**Data segment**
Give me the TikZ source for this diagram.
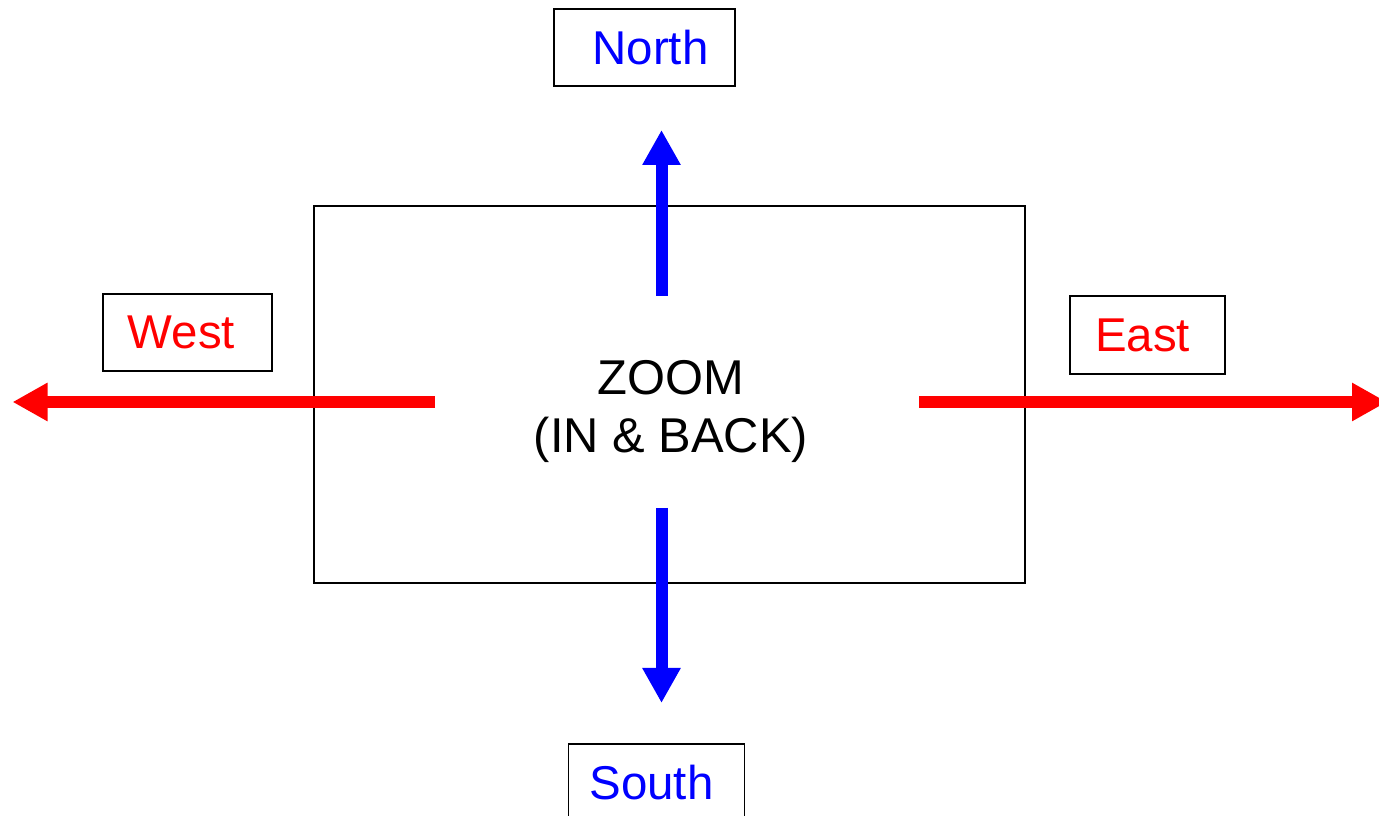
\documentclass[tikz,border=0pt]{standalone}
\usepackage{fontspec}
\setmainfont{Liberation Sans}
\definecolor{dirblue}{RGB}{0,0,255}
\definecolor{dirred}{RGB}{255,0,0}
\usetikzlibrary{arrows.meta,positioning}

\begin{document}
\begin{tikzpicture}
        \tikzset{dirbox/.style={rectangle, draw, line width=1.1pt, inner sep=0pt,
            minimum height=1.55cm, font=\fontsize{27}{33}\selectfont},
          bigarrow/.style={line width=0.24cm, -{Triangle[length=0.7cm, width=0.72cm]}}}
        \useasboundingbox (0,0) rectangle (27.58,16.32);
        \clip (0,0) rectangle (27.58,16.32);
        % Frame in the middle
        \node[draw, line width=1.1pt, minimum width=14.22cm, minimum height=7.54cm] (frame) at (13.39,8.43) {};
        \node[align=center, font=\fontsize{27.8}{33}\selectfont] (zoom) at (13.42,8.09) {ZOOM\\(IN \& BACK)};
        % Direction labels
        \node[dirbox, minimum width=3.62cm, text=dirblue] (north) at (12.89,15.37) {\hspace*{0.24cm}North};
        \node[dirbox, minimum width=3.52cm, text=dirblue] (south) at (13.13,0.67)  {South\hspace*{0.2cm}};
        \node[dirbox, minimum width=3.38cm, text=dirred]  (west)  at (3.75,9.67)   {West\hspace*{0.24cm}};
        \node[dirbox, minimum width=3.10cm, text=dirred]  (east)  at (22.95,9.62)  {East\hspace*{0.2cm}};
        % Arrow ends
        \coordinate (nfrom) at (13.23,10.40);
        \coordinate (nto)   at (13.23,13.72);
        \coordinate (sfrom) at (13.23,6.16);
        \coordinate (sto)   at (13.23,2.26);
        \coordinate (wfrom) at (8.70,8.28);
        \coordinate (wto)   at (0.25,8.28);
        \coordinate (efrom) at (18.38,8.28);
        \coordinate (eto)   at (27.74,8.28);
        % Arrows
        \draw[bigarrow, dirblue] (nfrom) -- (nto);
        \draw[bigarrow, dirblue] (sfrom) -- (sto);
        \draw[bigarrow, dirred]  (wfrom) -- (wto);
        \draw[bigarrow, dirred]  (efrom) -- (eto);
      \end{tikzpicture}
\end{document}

**Direction**
The data above needs to be retyped exactly, with the images left out.

**Reply**
Give me the TikZ source for this diagram.
\documentclass[tikz,border=0pt]{standalone}
\usepackage{fontspec}
\setmainfont{Liberation Sans}
\definecolor{dirblue}{RGB}{0,0,255}
\definecolor{dirred}{RGB}{255,0,0}
\usetikzlibrary{arrows.meta,positioning}

\begin{document}
\begin{tikzpicture}
        \tikzset{dirbox/.style={rectangle, draw, line width=1.1pt, inner sep=0pt,
            minimum height=1.55cm, font=\fontsize{27}{33}\selectfont},
          bigarrow/.style={line width=0.24cm, -{Triangle[length=0.7cm, width=0.72cm]}}}
        \useasboundingbox (0,0) rectangle (27.58,16.32);
        \clip (0,0) rectangle (27.58,16.32);
        % Frame in the middle
        \node[draw, line width=1.1pt, minimum width=14.22cm, minimum height=7.54cm] (frame) at (13.39,8.43) {};
        \node[align=center, font=\fontsize{27.8}{33}\selectfont] (zoom) at (13.42,8.09) {ZOOM\\(IN \& BACK)};
        % Direction labels
        \node[dirbox, minimum width=3.62cm, text=dirblue] (north) at (12.89,15.37) {\hspace*{0.24cm}North};
        \node[dirbox, minimum width=3.52cm, text=dirblue] (south) at (13.13,0.67)  {South\hspace*{0.2cm}};
        \node[dirbox, minimum width=3.38cm, text=dirred]  (west)  at (3.75,9.67)   {West\hspace*{0.24cm}};
        \node[dirbox, minimum width=3.10cm, text=dirred]  (east)  at (22.95,9.62)  {East\hspace*{0.2cm}};
        % Arrow ends
        \coordinate (nfrom) at (13.23,10.40);
        \coordinate (nto)   at (13.23,13.72);
        \coordinate (sfrom) at (13.23,6.16);
        \coordinate (sto)   at (13.23,2.26);
        \coordinate (wfrom) at (8.70,8.28);
        \coordinate (wto)   at (0.25,8.28);
        \coordinate (efrom) at (18.38,8.28);
        \coordinate (eto)   at (27.74,8.28);
        % Arrows
        \draw[bigarrow, dirblue] (nfrom) -- (nto);
        \draw[bigarrow, dirblue] (sfrom) -- (sto);
        \draw[bigarrow, dirred]  (wfrom) -- (wto);
        \draw[bigarrow, dirred]  (efrom) -- (eto);
      \end{tikzpicture}
\end{document}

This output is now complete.